Gray's Relationship With President Franklin Roosevelt
As a Roosevelt family member, Gray wrote to President Franklin Roosevelt, as well as Eleanor Roosevelt a number of dry verses and remarks to the President, sometimes humorous and sometimes scathing in his opinions of De Valera and Irish policy towards the War.
| “ | Since that time there is no record of his having done what was generous or noble or wise, only what he believed served 'the 'Cause'... he regarded himself as 'The Cause'... What was good for de Valera became good for Ireland. There was no honest view other than his... he dedicated himself to justifying his mistakes and making them stand in history as not being mistakes... | ” |
Senior lecturer in U.S. Foreign Policy, Timothy J. Lynch, has observed that 'his animus towards his host nation made Gray atypical of American ambassadors in Dublin'.

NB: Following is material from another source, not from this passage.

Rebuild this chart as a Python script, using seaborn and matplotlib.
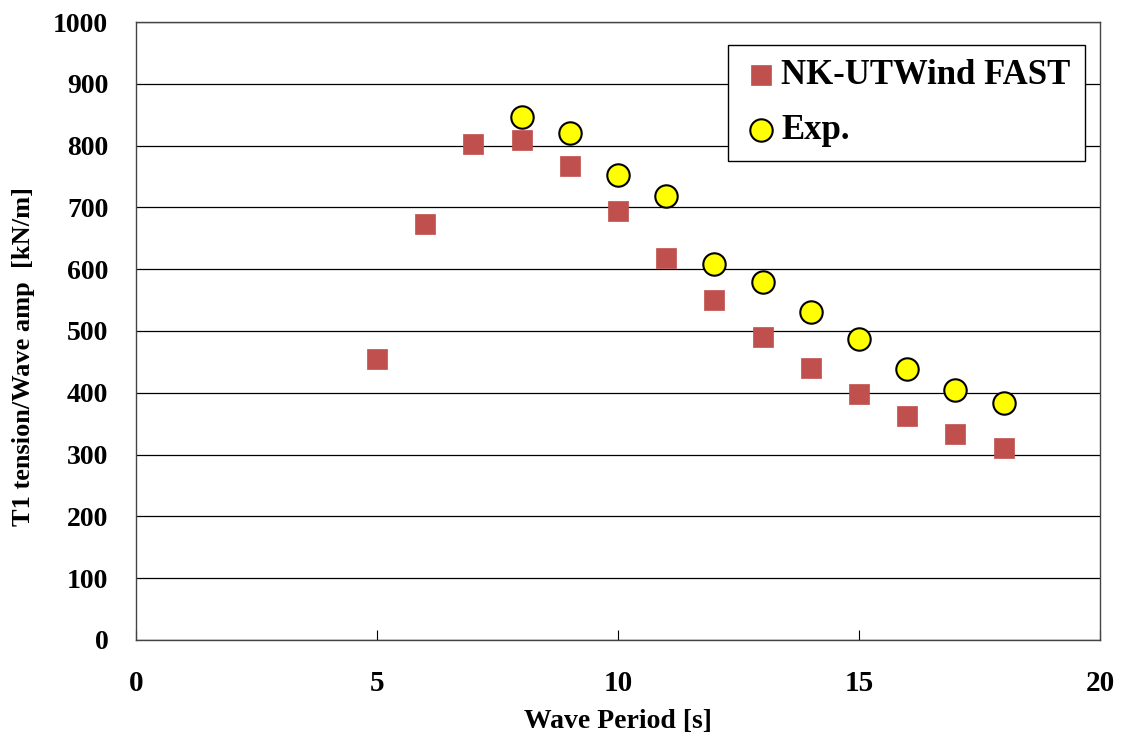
import pandas as pd
import numpy as np
import matplotlib.pyplot as plt
import seaborn as sns

# Data
period_sim = [5, 6, 7, 8, 9, 10, 11, 12, 13, 14, 15, 16, 17, 18]
tension_sim = [455, 673, 803, 809, 767, 694, 618, 550, 490, 440, 398, 362, 333, 311]

period_exp = [8, 9, 10, 11, 12, 13, 14, 15, 16, 17, 18]
tension_exp = [846, 820, 752, 718, 608, 579, 531, 487, 438, 405, 383]

df_sim = pd.DataFrame({'Period': period_sim, 'Tension': tension_sim})
df_exp = pd.DataFrame({'Period': period_exp, 'Tension': tension_exp})

sns.set_style('white')
plt.rcParams['font.family'] = ['Liberation Serif', 'DejaVu Serif']
plt.rcParams['font.weight'] = 'bold'
plt.rcParams['text.color'] = 'black'
plt.rcParams['axes.labelcolor'] = 'black'
plt.rcParams['xtick.color'] = 'black'
plt.rcParams['ytick.color'] = 'black'

fig = plt.figure(figsize=(11.28, 7.38), dpi=100)
ax = fig.add_axes([0.1206, 0.133, 0.8546, 0.837])

sns.scatterplot(data=df_sim, x='Period', y='Tension', marker='s', s=200,
                color='#C0504D', edgecolor='#C0504D', linewidth=0.5,
                label='NK-UTWind FAST', ax=ax, zorder=3)
sns.scatterplot(data=df_exp, x='Period', y='Tension', marker='o', s=260,
                color='#FFFF00', edgecolor='black', linewidth=1.5,
                label='Exp.', ax=ax, zorder=4)

ax.set_xlim(0, 20)
ax.set_ylim(0, 1000)
ax.set_xticks(np.arange(0, 21, 5))
ax.set_yticks(np.arange(0, 1001, 100))
ax.yaxis.grid(True, color='black', linewidth=0.9)
ax.xaxis.grid(False)
ax.set_axisbelow(True)

for sp in ax.spines.values():
    sp.set_visible(True)
    sp.set_color('#444444')
    sp.set_linewidth(1.0)

ax.tick_params(axis='x', direction='in', length=7, width=0.8,
               labelsize=21, pad=22, bottom=True)
ax.tick_params(axis='y', length=0, labelsize=20, pad=20)
for lbl in ax.get_xticklabels() + ax.get_yticklabels():
    lbl.set_fontweight('bold')

ax.set_xlabel('Wave Period [s]', fontsize=20, fontweight='bold', labelpad=8)
ax.set_ylabel('T1 tension/Wave amp  [kN/m]', fontsize=19, fontweight='bold')
ax.yaxis.set_label_coords(-0.105, 0.458)

leg = ax.legend(loc='upper right', bbox_to_anchor=(0.984, 0.963), fontsize=25,
                frameon=True, fancybox=False, edgecolor='black', framealpha=1,
                borderaxespad=0, handletextpad=0.05, borderpad=0.4, labelspacing=0.65,
                handlelength=1.1, markerscale=1.0)
leg.get_frame().set_linewidth(1.0)
for t in leg.get_texts():
    t.set_fontweight('bold')

fig.savefig('out.png', dpi=100)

During WWII Gray was completely at odds with the OSS in Ireland. The OSS was getting good cooperation from the Irish, but Gray insisted otherwise. Literally, Gray was relying on seances being conducted at the embassy residence, according to T. Ryle Dwyer, author of "Behind the Green Curtain: Ireland's Phoney Neutrality During World War II."
Gray donated many of his personal papers to the Franklin D. Roosevelt Presidential Library before his death, including extensive correspondence.